- CHALLENGE -
Retype nothing but the lines from the start of the material up to and including the line with "const axisTitle = 'residue index';". Pictures don't belong in the copy.

— BEGIN DATA SECTION —

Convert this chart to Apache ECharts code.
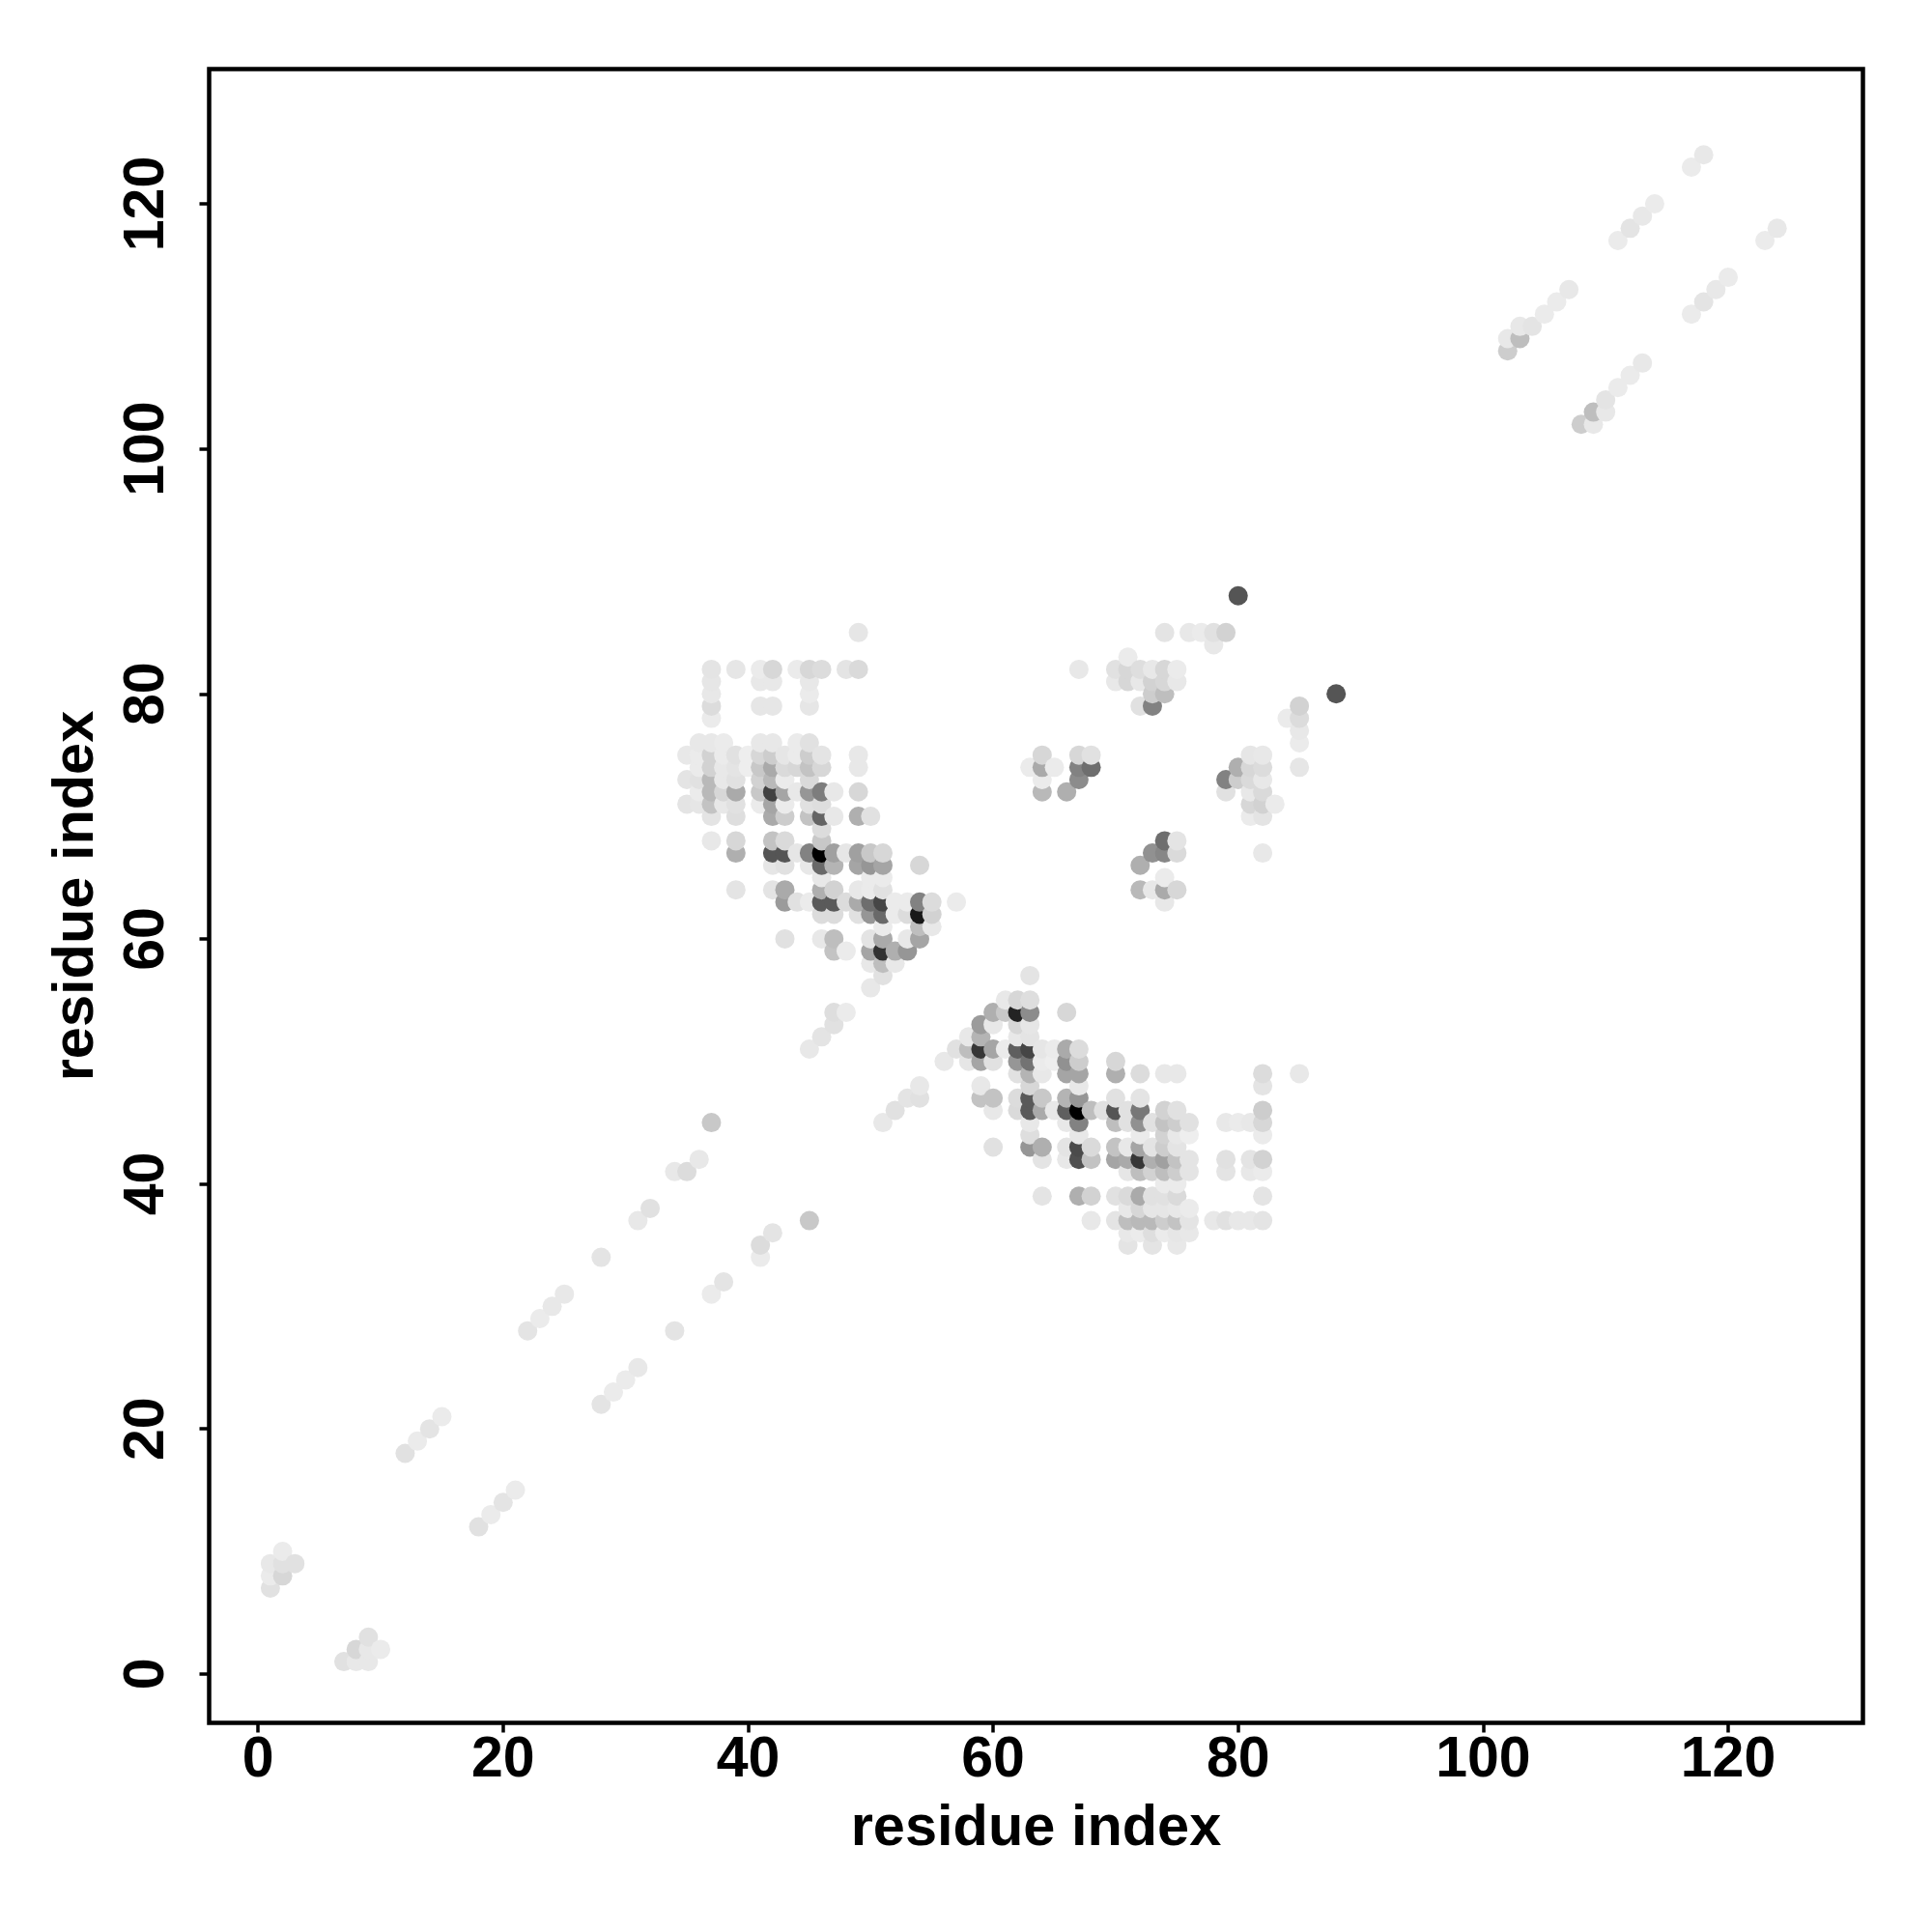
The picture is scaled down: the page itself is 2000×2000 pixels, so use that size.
<!DOCTYPE html>
<html>
<head>
<meta charset="utf-8">
<style>html,body{margin:0;padding:0;background:#fff}#c{width:2000px;height:2000px}</style>
<script src="https://cdn.jsdelivr.net/npm/echarts@6/dist/echarts.min.js"></script>
</head>
<body>
<div id="c"></div>
<script>
// each entry: [residue x, residue y, grey level 0-255]
const tickValues = [0, 20, 40, 60, 80, 100, 120];
const axisTitle = 'residue index';

const cornerLower = [
  [1,7,225],[1,8,235],[1,9,232],[2,8,215],[2,9,225],[2,10,235],[3,9,225],
  [7,1,225],[8,1,232],[8,2,215],[9,1,232],[9,2,232],[9,3,225],[10,2,235]
];
const diagonalLower = [
  [12,18,225],[13,19,235],[14,20,228],[15,21,235],[18,12,225],[19,13,235],[20,14,228],[21,15,235],
  [22,28,228],[23,29,235],[24,30,232],[25,31,232],[28,22,228],[29,23,235],[30,24,235],[31,25,232],
  [28,34,228],[34,28,228],[31,37,232],[32,38,225],[37,31,235],[38,32,228],
  [34,41,232],[35,41,220],[36,42,232],[41,34,235],[41,35,220],[42,36,228],[37,45,200],[45,37,200],
  [45,51,232],[46,52,228],[47,53,225],[47,54,222],[48,54,235],
  [51,45,232],[52,46,225],[53,47,228],[54,47,225],[54,48,232]
];
const blockUpper = [
  [49,85,230],
  [37,82,228],[39,82,230],[41,82,235],[42,82,215],[44,82,235],[45,82,215],[46,82,220],[48,82,228],[49,82,218],
  [37,81,230],[41,81,232],[42,81,232],[45,81,232],
  [37,80,232],[45,80,235],
  [37,79,220],[41,79,230],[42,79,230],[45,79,230],
  [37,78,235],
  [36,76,232],[37,76,232],[38,76,235],[41,76,232],[42,76,232],[44,76,235],[45,76,225],
  [35,75,232],[36,75,235],[37,75,210],[38,75,235],[39,75,225],[40,75,238],[41,75,215],[42,75,205],[43,75,230],[44,75,235],[45,75,205],[46,75,228],[49,75,232],
  [36,74,235],[37,74,210],[38,74,232],[39,74,228],[40,74,238],[41,74,200],[42,74,170],[43,74,218],[44,74,215],[45,74,195],[46,74,215],[49,74,232],
  [35,73,228],[36,73,225],[37,73,185],[38,73,232],[39,73,225],[41,73,210],[42,73,185],[43,73,235],[45,73,218],
  [36,72,235],[37,72,185],[38,72,215],[39,72,170],[41,72,200],[42,72,65],[43,72,165],[44,72,232],[45,72,150],[46,72,125],[47,72,232],[49,72,215],
  [35,71,228],[36,71,230],[37,71,195],[38,71,232],[39,71,225],[41,71,235],[42,71,165],[43,71,235],[45,71,225],[46,71,222],
  [37,70,228],[39,70,222],[42,70,170],[43,70,205],[45,70,195],[46,70,100],[47,70,232],[49,70,175],[50,70,225],
  [46,69,220],
  [37,68,232],[39,68,215],[42,68,195],[43,68,218],[46,68,200],
  [39,67,175],[42,67,85],[43,67,85],[44,67,230],[45,67,130],[46,67,0],[47,67,160],[48,67,230],[49,67,160],[50,67,200],[51,67,215],
  [42,66,230],[43,66,225],[45,66,232],[46,66,105],[47,66,180],[49,66,165],[50,66,150],[51,66,165],[54,66,215],
  [46,65,232],[50,65,235],[51,65,235],
  [39,64,228],[42,64,228],[43,64,170],[46,64,175],[47,64,210],[49,64,232],[50,64,235],[51,64,225],
  [43,63,155],[44,63,225],[45,63,235],[46,63,90],[47,63,90],[48,63,220],[49,63,170],[50,63,110],[51,63,70],[52,63,235],[53,63,235],[54,63,130],[55,63,220],[57,63,235],
  [46,62,220],[47,62,220],[49,62,225],[50,62,150],[51,62,105],[52,62,235],[53,62,220],[54,62,25],[55,62,210],
  [51,61,235],[54,61,190],[55,61,232],
  [43,60,225],[46,60,232],[47,60,190],[50,60,228],[51,60,170],[53,60,232],[54,60,165],
  [47,59,195],[48,59,235],[50,59,165],[51,59,50],[52,59,175],[53,59,150],
  [50,58,232],[51,58,190],[52,58,232],
  [51,57,225],[50,56,232]
];
const blockLower = [
  [63,57,228],
  [61,55,232],[62,55,215],[63,55,222],
  [60,54,175],[61,54,200],[62,54,35],[63,54,140],[66,54,215],
  [59,53,155],[60,53,232],[62,53,215],[63,53,230],
  [58,52,232],[59,52,180],[62,52,232],[63,52,228],
  [57,51,225],[58,51,190],[59,51,55],[60,51,165],[61,51,235],[62,51,95],[63,51,70],[64,51,230],[65,51,235],[66,51,170],[67,51,220],
  [56,50,232],[58,50,230],[59,50,165],[60,50,225],[62,50,150],[63,50,115],[64,50,235],[65,50,238],[66,50,145],[67,50,205],[70,50,215],
  [62,49,225],[63,49,180],[64,49,232],[66,49,165],[67,49,165],[70,49,175],[72,49,220],[74,49,232],[75,49,232],[82,49,220],[85,49,232],
  [59,48,232],[63,48,215],[67,48,232],[82,48,228],
  [59,47,195],[60,47,195],[62,47,220],[63,47,90],[64,47,200],[66,47,180],[67,47,150],[70,47,225],[72,47,228],
  [60,46,232],[62,46,218],[63,46,90],[64,46,170],[65,46,232],[66,46,95],[67,46,0],[68,46,190],[69,46,225],[70,46,85],[71,46,225],[72,46,120],[74,46,210],[75,46,225],[82,46,205],
  [63,45,232],[66,45,232],[67,45,130],[70,45,190],[71,45,225],[72,45,145],[73,45,225],[74,45,195],[75,45,205],[76,45,225],[79,45,232],[80,45,235],[81,45,232],[82,45,215],
  [63,44,222],[67,44,232],[72,44,235],[74,44,210],[75,44,232],[76,44,238],[82,44,235],
  [60,43,225],[63,43,150],[64,43,175],[66,43,228],[67,43,75],[68,43,218],[70,43,195],[71,43,232],[72,43,165],[73,43,228],[74,43,205],[75,43,228],
  [64,42,228],[66,42,232],[67,42,80],[68,42,195],[70,42,165],[71,42,170],[72,42,55],[73,42,175],[74,42,160],[75,42,195],[76,42,228],[79,42,225],[81,42,228],[82,42,210],
  [71,41,230],[72,41,190],[73,41,210],[74,41,190],[75,41,205],[76,41,228],[79,41,228],[81,41,232],[82,41,235],
  [74,40,235],[75,40,235],
  [64,39,228],[67,39,175],[68,39,210],[70,39,225],[71,39,218],[72,39,170],[73,39,225],[74,39,225],[75,39,218],[82,39,228],
  [71,38,232],[72,38,215],[73,38,230],[74,38,230],[75,38,232],[76,38,235],
  [68,37,232],[70,37,228],[71,37,190],[72,37,185],[73,37,185],[74,37,205],[75,37,195],[76,37,228],[78,37,232],[79,37,225],[80,37,232],[81,37,232],[82,37,228],
  [71,36,232],[72,36,235],[73,36,222],[74,36,235],[75,36,230],[76,36,232],
  [71,35,228],[73,35,228],[75,35,232]
];
const blockRight = [
  [80,88,85],[88,80,85],
  [74,85,228],[76,85,232],[77,85,235],[78,85,225],[79,85,210],[78,84,232],[71,83,235],
  [67,82,232],[70,82,225],[71,82,215],[72,82,222],[73,82,232],[74,82,215],[75,82,235],
  [70,81,232],[71,81,215],[72,81,232],[73,81,210],[74,81,215],[75,81,232],
  [73,80,205],[74,80,190],[72,79,225],[73,79,130],
  [85,79,210],[84,78,235],[85,78,220],[85,77,232],[85,76,235],
  [64,75,215],[67,75,215],[68,75,225],[81,75,230],[82,75,232],
  [63,74,235],[64,74,170],[65,74,235],[67,74,130],[68,74,110],[80,74,175],[81,74,215],[82,74,220],[85,74,230],
  [64,73,235],[67,73,140],[79,73,130],[80,73,205],[81,73,218],[82,73,232],
  [64,72,185],[66,72,175],[79,72,225],[81,72,232],[82,72,218],
  [81,71,215],[82,71,210],[83,71,235],[81,70,235],[82,70,228],
  [74,68,110],[75,68,228],[73,67,145],[74,67,135],[75,67,218],[82,67,232],[72,66,175],
  [74,65,235],[72,64,185],[73,64,232],[74,64,170],[75,64,215],[74,63,232]
];
const diagonalUpper = [
  [102,108,205],[102,109,232],[103,109,190],[103,110,232],[104,110,228],[105,111,235],[106,112,235],[107,113,232],
  [108,102,205],[109,102,232],[109,103,190],[110,103,232],[110,104,228],[111,105,235],[112,106,235],[113,107,232],
  [111,117,235],[112,118,228],[113,119,232],[114,120,235],[117,123,235],[118,124,232],
  [117,111,235],[118,112,228],[119,113,232],[120,114,235],[123,117,235],[124,118,232]
];

const points = [].concat(cornerLower, diagonalLower, blockUpper, blockLower, blockRight, diagonalUpper)
  .sort((a, b) => a[0] - b[0] || a[1] - b[1]);

const axisCommon = {
  type: 'value', min: -4, max: 131,
  splitLine: {show: false},
  axisLine: {show: false, onZero: false},
  axisTick: {show: true, length: 10, customValues: tickValues, lineStyle: {color: '#000', width: 3.5}},
  name: axisTitle, nameLocation: 'middle',
  nameTextStyle: {fontFamily: 'Liberation Sans', fontWeight: 'bold', fontSize: 59.5, color: '#000'}
};
const chart = echarts.init(document.getElementById('c'), null, {renderer: 'canvas'});
chart.setOption({
  animation: false,
  backgroundColor: '#fff',
  grid: {left: 216.5, top: 71.5, width: 1712, height: 1712, show: true, borderColor: '#000', borderWidth: 4.5, backgroundColor: '#fff'},
  xAxis: Object.assign({}, axisCommon, {
    nameGap: 80,
    axisLabel: {customValues: tickValues, margin: 10, fontFamily: 'Liberation Sans', fontWeight: 'bold', fontSize: 59, color: '#000'}
  }),
  yAxis: Object.assign({}, axisCommon, {
    nameGap: 107, nameRotate: 90,
    axisLabel: {customValues: tickValues, rotate: 90, margin: 34, fontFamily: 'Liberation Sans', fontWeight: 'bold', fontSize: 59, color: '#000'}
  }),
  series: [{
    type: 'scatter', silent: true, symbol: 'circle', symbolSize: 20,
    data: points,
    encode: {x: 0, y: 1},
    itemStyle: {opacity: 1, color: p => { const g = p.value[2]; return `rgb(${g},${g},${g})`; }}
  }]
});
</script>
</body>
</html>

— END DATA SECTION —

- RESPONSE -
Convert this chart to Apache ECharts code.
The picture is scaled down: the page itself is 2000×2000 pixels, so use that size.
<!DOCTYPE html>
<html>
<head>
<meta charset="utf-8">
<style>html,body{margin:0;padding:0;background:#fff}#c{width:2000px;height:2000px}</style>
<script src="https://cdn.jsdelivr.net/npm/echarts@6/dist/echarts.min.js"></script>
</head>
<body>
<div id="c"></div>
<script>
// each entry: [residue x, residue y, grey level 0-255]
const tickValues = [0, 20, 40, 60, 80, 100, 120];
const axisTitle = 'residue index';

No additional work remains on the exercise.